A stab at the button spins the starter and the V-8 springs to life. The loping idle is rich and raw, and without benefit of mufflers, the engine announces the presence of a genuine hot rod amid the clatter of so many motorcycles. But there is no car in sight. That unmistakable sound emanates from the frame of our Honest Charley Flathead V-8 motorcycle, and onlookers—motorcyclists all—are reduced to slack-jawed wonderment as they crowd around the bike in disbelief. This bike is all about the sound.

The machine, which could well have emerged from a time warp, comes from the world-famous Honest Charley Speed Shop of Chattanooga, Tenn. I phoned Mike Goodman, the company’s affable president, the instant I laid eyes on the bike. I wanted to know if I would kill myself riding it. Mike was mowing his lawn when I called. Any company president who mows his own lawn has got to be the genuine article.
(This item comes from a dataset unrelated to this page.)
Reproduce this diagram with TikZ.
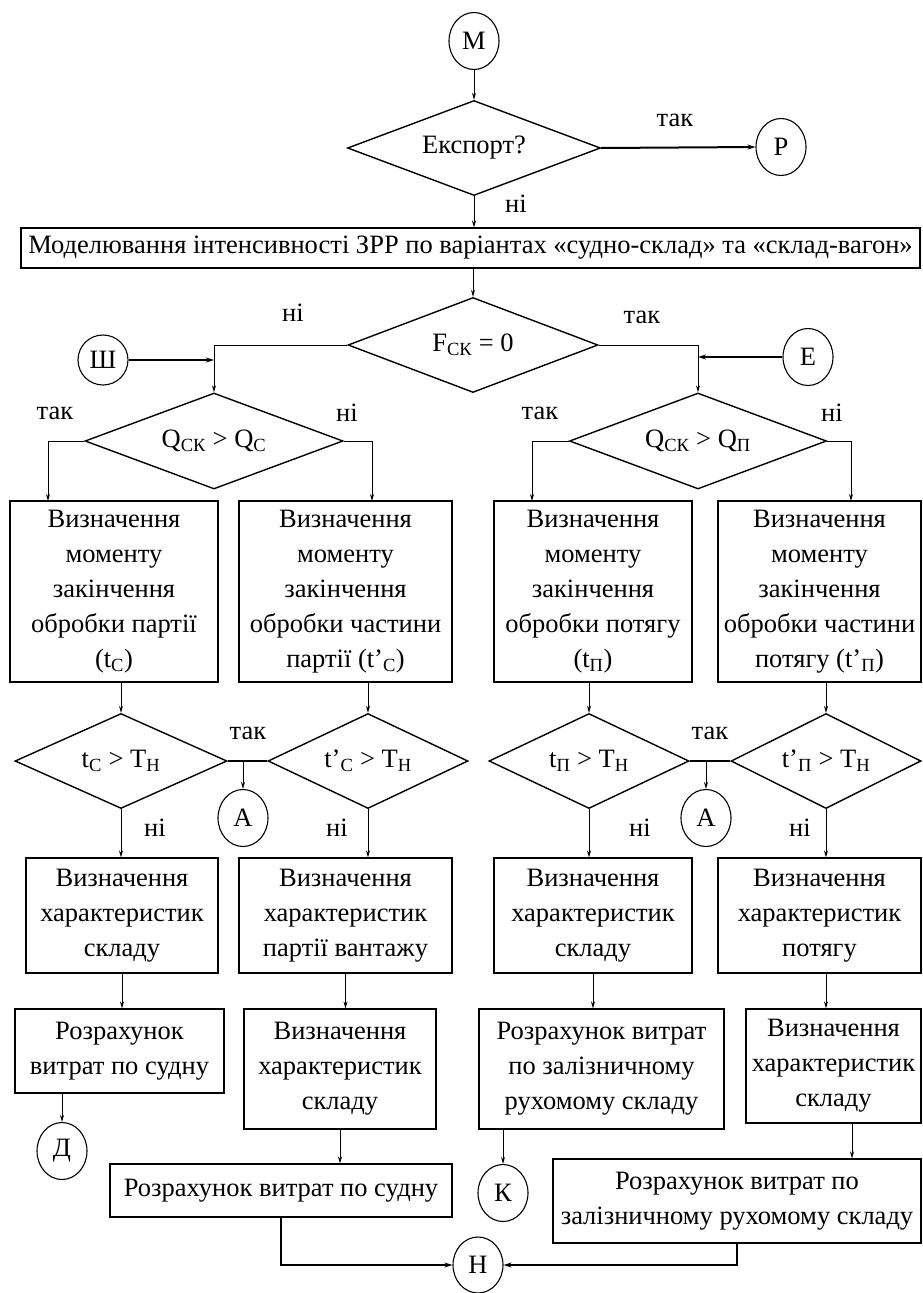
\documentclass[tikz,border=0pt]{standalone}
\usepackage{fontspec}
\setmainfont{Liberation Serif}
\usetikzlibrary{shapes.geometric,arrows.meta}

\begin{document}
\begin{tikzpicture}[x=1pt,y=-1pt,
  every node/.style={font=\fontsize{26.5}{35}\selectfont},
  box/.style={draw,line width=1.2pt,rectangle,inner sep=0pt,align=center},
  dec/.style={draw,diamond,line width=1.4pt,inner sep=0pt,aspect=2.5},
  conn/.style={draw,ellipse,line width=1.1pt,inner sep=0pt,minimum width=50pt,minimum height=57pt},
  lbl/.style={inner sep=0pt},
  flow/.style={line width=0.9pt,-{Stealth[length=7pt,width=4pt]}},
  heavy/.style={line width=2pt,-{Stealth[length=8pt,width=5pt]}},
  link/.style={line width=2.2pt}
]
\useasboundingbox (0,0) rectangle (922,1293);

% connectors (circles)
\node[conn] (M) at (474,41) {М};
\node[conn] (P) at (781,147) {Р};
\node[conn,minimum height=50pt] (Sh) at (103,360) {Ш};
\node[conn] (E) at (808,357) {Е};
\node[conn] (A1) at (243,818) {А};
\node[conn] (A2) at (706,818) {А};
\node[conn] (D) at (62,1151) {Д};
\node[conn] (K) at (503,1193) {К};
\node[conn,minimum height=56pt] (H) at (478,1265) {Н};

% decisions
\node[dec,minimum width=253pt,minimum height=95pt] (dE) at (474,148) {Експорт?};
\node[dec,minimum width=250pt,minimum height=95pt] (dF) at (473,345) {F\textsubscript{СК} = 0};
\node[dec,minimum width=258pt,minimum height=96pt] (dQC) at (214,441) {Q\textsubscript{СК} > Q\textsubscript{С}};
\node[dec,minimum width=257pt,minimum height=96pt] (dQP) at (698,441) {Q\textsubscript{СК} > Q\textsubscript{П}};
\node[dec,aspect=2.2,minimum width=212pt,minimum height=95pt] (dtC) at (121,761) {t\textsubscript{С} > T\textsubscript{Н}};
\node[dec,aspect=2.1,minimum width=200pt,minimum height=95pt] (dtC2) at (368,761) {t’\textsubscript{С} > T\textsubscript{Н}};
\node[dec,aspect=2.1,minimum width=200pt,minimum height=95pt] (dtP) at (589,761) {t\textsubscript{П} > T\textsubscript{Н}};
\node[dec,aspect=2,minimum width=190pt,minimum height=95pt] (dtP2) at (826,761) {t’\textsubscript{П} > T\textsubscript{Н}};

% process boxes
\node[box,minimum width=899pt,minimum height=40pt] (wide) at (470.5,248)
  {Моделювання інтенсивності ЗРР по варіантах «судно-склад» та «склад-вагон»};
\node[box,minimum width=208pt,minimum height=181pt] (b1) at (114,591.5)
  {Визначення\\моменту\\закінчення\\обробки партії\\(t\textsubscript{С})};
\node[box,minimum width=213pt,minimum height=181pt] (b2) at (345.5,591.5)
  {Визначення\\моменту\\закінчення\\обробки частини\\партії (t’\textsubscript{С})};
\node[box,minimum width=198pt,minimum height=181pt] (b3) at (593,591.5)
  {Визначення\\моменту\\закінчення\\обробки потягу\\(t\textsubscript{П})};
\node[box,minimum width=203pt,minimum height=181pt] (b4) at (819.5,591.5)
  {Визначення\\моменту\\закінчення\\обробки частини\\потягу (t’\textsubscript{П})};
\node[box,minimum width=192pt,minimum height=115pt] (b5) at (122,915.5)
  {Визначення\\характеристик\\складу};
\node[box,minimum width=213pt,minimum height=115pt] (b6) at (345.5,915.5)
  {Визначення\\характеристик\\партії вантажу};
\node[box,minimum width=198pt,minimum height=115pt] (b7) at (593,915.5)
  {Визначення\\характеристик\\складу};
\node[box,minimum width=203pt,minimum height=115pt] (b8) at (819.5,915.5)
  {Визначення\\характеристик\\потягу};
\node[box,minimum width=209pt,minimum height=84pt] (b9) at (119.5,1051)
  {Розрахунок\\витрат по судну};
\node[box,minimum width=192pt,minimum height=120pt] (b10) at (340,1069)
  {Визначення\\характеристик\\складу};
\node[box,minimum width=342pt,minimum height=53pt] (b11) at (281,1190.5)
  {Розрахунок витрат по судну};
\node[box,minimum width=245pt,minimum height=120pt] (b12) at (601.5,1069)
  {Розрахунок витрат\\по залізничному\\рухомому складу};
\node[box,minimum width=175pt,minimum height=114pt] (b13) at (833.5,1066)
  {Визначення\\характеристик\\складу};
\node[box,minimum width=368pt,minimum height=84pt] (b14) at (737,1201)
  {Розрахунок витрат по\\залізничному рухомому складу};

% branch labels
\node[lbl] (l1) at (675,120) {так};
\node[lbl] (l2) at (516,204) {ні};
\node[lbl] (l3) at (293,313) {ні};
\node[lbl] (l4) at (642,317) {так};
\node[lbl] (l5) at (55,413) {так};
\node[lbl] (l6) at (347,413) {ні};
\node[lbl] (l7) at (540,413) {так};
\node[lbl] (l8) at (832,413) {ні};
\node[lbl] (l9) at (248,733) {так};
\node[lbl] (l10) at (710,733) {так};
\node[lbl] (l11) at (155,828) {ні};
\node[lbl] (l12) at (337,828) {ні};
\node[lbl] (l13) at (640,828) {ні};
\node[lbl] (l14) at (800,828) {ні};

% entry points on box edges
\coordinate (b1in) at (48,501);
\coordinate (b2in) at (372,501);
\coordinate (b3in) at (532,501);
\coordinate (b4in) at (851,501);
\coordinate (b13out) at (852,1123);

% flow lines
\draw[flow] (M) -- (dE.north);
\draw[heavy] (dE.east) -- (P.west);
\draw[flow] (dE.south) -- (dE.south |- wide.north);
\draw[flow] (wide.south -| dF.north) -- (dF.north);
\draw[flow] (dF.west) -| (dQC.north);
\draw[heavy] (Sh.east) -- (Sh.east -| dQC.north);
\draw[flow] (dF.east) -| (dQP.north);
\draw[heavy] (E.west) -- (E.west -| dQP.north);
\draw[flow] (dQC.west) -| (b1in);
\draw[flow] (dQC.east) -| (b2in);
\draw[flow] (dQP.west) -| (b3in);
\draw[flow] (dQP.east) -| (b4in);
\draw[flow] (dtC.north |- b1.south) -- (dtC.north);
\draw[flow] (dtC2.north |- b2.south) -- (dtC2.north);
\draw[flow] (dtP.north |- b3.south) -- (dtP.north);
\draw[flow] (dtP2.north |- b4.south) -- (dtP2.north);
\draw[link] (dtC.east) -- (dtC2.west);
\draw[flow] (A1.north |- dtC.east) -- (A1.north);
\draw[link] (dtP.east) -- (dtP2.west);
\draw[flow] (A2.north |- dtP.east) -- (A2.north);
\draw[flow] (dtC.south) -- (dtC.south |- b5.north);
\draw[flow] (dtC2.south) -- (dtC2.south |- b6.north);
\draw[flow] (dtP.south) -- (dtP.south |- b7.north);
\draw[flow] (dtP2.south) -- (dtP2.south |- b8.north);
\draw[flow] (b5.south) -- (b5.south |- b9.north);
\draw[flow] (D.north |- b9.south) -- (D.north);
\draw[flow] (b6.south) -- (b6.south |- b10.north);
\draw[flow] (b10.south) -- (b10.south |- b11.north);
\draw[heavy] (b11.south) |- (H.west);
\draw[flow] (b7.south) -- (b7.south |- b12.north);
\draw[flow] (K.north |- b12.south) -- (K.north);
\draw[flow] (dtP2.south |- b8.south) -- (dtP2.south |- b13.north);
\draw[flow] (b13out) -- (b13out |- b14.north);
\draw[heavy] (b14.south) |- (H.east);
\end{tikzpicture}
\end{document}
The bike certainly turned out to be.

Honest Charley Speed Shop, an enterprise with a nostalgic bent, was established in 1948 and specializes in high-performance and restoration parts for automobiles. Goodman was associated with the shop for nearly two decades, prior to acquiring the brand in 2000 with partner Corky Coker (of Coker Tire), and continues its performance tradition today. So it seemed a logical progression that a flathead V-8, the engine which fueled the hot rod phenomenon, should somehow find its way into a hot rod motorcycle.